= GOAL =
Count how many lines below include the string "code", and give that number without anything else.

= MATERIAL PROVIDED =

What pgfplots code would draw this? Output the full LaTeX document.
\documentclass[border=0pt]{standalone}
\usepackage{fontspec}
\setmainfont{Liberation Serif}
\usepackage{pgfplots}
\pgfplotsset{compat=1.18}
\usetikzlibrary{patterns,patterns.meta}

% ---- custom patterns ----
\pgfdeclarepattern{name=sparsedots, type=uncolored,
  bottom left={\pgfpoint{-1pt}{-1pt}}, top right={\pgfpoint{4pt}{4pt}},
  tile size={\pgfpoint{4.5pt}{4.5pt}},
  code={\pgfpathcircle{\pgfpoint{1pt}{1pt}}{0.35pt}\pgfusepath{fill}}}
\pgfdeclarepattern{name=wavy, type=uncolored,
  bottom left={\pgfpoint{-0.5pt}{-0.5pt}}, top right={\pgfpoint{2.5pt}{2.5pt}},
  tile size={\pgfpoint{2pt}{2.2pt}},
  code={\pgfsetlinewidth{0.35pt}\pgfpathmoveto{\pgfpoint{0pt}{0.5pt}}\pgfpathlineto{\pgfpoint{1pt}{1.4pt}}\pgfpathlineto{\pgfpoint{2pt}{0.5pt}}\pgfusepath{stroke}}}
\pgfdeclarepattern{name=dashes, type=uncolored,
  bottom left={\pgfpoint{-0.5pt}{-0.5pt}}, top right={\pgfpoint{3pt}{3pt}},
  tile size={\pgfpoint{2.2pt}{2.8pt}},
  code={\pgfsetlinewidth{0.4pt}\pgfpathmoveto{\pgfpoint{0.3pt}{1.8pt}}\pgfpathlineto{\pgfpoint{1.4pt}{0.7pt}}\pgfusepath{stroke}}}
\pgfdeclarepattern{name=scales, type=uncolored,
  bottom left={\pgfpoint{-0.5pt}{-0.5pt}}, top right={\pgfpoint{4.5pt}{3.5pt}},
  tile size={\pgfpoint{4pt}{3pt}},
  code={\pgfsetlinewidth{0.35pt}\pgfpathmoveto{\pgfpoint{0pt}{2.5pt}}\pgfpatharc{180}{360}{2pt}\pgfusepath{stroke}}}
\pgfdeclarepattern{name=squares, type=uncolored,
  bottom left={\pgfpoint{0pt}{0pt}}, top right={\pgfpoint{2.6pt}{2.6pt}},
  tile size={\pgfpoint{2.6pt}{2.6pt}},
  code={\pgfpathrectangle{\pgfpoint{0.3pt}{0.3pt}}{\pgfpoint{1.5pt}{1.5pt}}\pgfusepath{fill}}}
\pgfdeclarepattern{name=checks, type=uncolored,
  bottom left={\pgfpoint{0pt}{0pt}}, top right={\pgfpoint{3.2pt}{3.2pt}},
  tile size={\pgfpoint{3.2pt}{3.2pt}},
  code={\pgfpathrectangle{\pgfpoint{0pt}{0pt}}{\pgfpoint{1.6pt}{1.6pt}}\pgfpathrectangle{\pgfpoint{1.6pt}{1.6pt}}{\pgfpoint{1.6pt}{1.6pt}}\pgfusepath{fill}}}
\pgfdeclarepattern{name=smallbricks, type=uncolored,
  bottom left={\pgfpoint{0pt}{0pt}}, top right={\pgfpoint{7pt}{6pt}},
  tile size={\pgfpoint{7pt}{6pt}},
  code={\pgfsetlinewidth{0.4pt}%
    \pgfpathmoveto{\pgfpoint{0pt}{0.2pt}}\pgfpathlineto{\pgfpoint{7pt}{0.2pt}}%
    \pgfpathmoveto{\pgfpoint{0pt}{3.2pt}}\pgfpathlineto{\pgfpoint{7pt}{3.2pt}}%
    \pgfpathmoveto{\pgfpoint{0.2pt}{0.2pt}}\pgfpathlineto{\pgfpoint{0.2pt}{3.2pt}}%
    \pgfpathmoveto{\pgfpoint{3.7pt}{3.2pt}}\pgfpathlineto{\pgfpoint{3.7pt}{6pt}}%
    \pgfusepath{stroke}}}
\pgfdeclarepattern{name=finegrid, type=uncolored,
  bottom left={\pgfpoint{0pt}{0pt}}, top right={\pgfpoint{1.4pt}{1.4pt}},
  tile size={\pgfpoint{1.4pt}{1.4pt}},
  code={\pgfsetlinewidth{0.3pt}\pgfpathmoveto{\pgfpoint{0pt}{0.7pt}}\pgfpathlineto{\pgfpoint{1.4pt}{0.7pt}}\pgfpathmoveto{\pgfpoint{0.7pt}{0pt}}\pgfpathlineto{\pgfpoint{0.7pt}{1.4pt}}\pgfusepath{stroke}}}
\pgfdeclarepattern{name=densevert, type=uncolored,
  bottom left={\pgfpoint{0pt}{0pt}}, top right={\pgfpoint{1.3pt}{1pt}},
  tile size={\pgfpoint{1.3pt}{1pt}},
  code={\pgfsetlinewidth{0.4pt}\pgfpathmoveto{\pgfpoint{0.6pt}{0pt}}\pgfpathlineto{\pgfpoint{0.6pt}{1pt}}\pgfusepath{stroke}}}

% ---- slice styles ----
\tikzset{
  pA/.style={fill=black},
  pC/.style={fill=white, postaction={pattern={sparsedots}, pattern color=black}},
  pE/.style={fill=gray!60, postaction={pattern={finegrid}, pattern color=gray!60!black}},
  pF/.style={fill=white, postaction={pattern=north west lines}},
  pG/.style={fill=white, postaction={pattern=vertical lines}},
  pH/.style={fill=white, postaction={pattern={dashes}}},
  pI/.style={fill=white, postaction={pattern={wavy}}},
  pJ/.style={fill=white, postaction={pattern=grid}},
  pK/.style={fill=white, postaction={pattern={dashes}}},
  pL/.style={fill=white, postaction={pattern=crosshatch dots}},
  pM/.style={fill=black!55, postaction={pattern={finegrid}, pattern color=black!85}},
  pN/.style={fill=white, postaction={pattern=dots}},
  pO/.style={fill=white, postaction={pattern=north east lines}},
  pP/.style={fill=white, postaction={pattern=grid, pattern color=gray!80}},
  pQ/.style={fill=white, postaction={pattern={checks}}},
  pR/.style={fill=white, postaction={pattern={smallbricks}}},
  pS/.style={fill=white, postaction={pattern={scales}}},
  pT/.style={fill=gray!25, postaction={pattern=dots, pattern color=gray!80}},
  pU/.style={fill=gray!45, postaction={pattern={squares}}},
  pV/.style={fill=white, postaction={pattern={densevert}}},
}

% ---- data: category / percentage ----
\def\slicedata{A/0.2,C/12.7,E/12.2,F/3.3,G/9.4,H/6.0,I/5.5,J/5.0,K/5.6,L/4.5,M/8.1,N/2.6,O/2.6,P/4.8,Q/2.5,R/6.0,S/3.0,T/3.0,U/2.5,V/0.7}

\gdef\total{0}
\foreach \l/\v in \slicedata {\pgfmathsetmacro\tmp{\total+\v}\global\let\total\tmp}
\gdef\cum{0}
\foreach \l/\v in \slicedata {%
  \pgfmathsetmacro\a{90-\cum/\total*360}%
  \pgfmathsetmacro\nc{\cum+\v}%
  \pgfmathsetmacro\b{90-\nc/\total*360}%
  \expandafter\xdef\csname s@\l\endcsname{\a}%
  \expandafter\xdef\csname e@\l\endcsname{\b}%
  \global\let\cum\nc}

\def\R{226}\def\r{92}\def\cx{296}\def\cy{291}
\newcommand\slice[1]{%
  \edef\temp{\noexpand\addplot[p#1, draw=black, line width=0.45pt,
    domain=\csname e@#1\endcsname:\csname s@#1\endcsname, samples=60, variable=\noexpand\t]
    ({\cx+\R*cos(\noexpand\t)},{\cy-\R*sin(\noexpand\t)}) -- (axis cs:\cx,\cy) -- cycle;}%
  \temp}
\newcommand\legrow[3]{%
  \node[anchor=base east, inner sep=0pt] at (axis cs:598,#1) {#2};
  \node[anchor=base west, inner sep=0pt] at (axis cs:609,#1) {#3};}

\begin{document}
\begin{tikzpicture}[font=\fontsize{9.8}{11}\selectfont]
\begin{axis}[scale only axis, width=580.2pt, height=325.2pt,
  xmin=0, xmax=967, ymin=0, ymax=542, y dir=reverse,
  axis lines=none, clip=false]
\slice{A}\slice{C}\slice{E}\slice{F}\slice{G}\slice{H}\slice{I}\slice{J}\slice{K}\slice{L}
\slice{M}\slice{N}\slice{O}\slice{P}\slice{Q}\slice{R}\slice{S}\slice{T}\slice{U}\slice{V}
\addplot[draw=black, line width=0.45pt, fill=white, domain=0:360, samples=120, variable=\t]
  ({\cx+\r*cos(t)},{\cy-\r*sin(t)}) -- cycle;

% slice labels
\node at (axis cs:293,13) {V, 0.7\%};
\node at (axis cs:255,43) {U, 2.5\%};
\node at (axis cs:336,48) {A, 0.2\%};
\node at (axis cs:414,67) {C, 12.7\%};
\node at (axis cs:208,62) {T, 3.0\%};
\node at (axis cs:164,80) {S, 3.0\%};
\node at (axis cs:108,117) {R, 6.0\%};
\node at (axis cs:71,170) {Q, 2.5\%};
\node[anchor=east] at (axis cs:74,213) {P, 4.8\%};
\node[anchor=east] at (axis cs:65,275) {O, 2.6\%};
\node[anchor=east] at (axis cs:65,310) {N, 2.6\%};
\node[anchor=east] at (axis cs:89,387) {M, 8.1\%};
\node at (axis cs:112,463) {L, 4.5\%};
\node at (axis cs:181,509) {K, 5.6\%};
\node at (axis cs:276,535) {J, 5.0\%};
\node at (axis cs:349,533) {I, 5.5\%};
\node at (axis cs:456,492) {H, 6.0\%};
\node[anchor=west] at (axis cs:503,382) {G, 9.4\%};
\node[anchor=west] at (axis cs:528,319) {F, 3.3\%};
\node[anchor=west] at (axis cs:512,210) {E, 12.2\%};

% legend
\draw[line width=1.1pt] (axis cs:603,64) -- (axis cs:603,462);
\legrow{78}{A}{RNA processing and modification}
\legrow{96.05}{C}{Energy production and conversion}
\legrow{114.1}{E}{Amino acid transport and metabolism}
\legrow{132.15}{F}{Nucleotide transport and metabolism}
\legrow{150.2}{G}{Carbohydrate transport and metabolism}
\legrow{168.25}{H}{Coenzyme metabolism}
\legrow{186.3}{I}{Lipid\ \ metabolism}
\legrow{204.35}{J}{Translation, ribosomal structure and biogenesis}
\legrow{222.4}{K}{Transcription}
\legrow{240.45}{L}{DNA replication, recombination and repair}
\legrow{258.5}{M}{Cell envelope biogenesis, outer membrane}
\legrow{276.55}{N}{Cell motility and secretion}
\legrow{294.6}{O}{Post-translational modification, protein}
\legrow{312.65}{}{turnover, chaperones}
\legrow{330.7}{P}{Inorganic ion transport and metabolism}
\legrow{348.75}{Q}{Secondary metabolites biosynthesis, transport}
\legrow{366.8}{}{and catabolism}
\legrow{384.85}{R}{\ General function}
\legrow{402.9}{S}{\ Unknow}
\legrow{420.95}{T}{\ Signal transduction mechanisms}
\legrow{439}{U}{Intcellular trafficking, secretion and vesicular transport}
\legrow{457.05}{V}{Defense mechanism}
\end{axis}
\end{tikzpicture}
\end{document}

= OUTPUT OF THE TASK =
10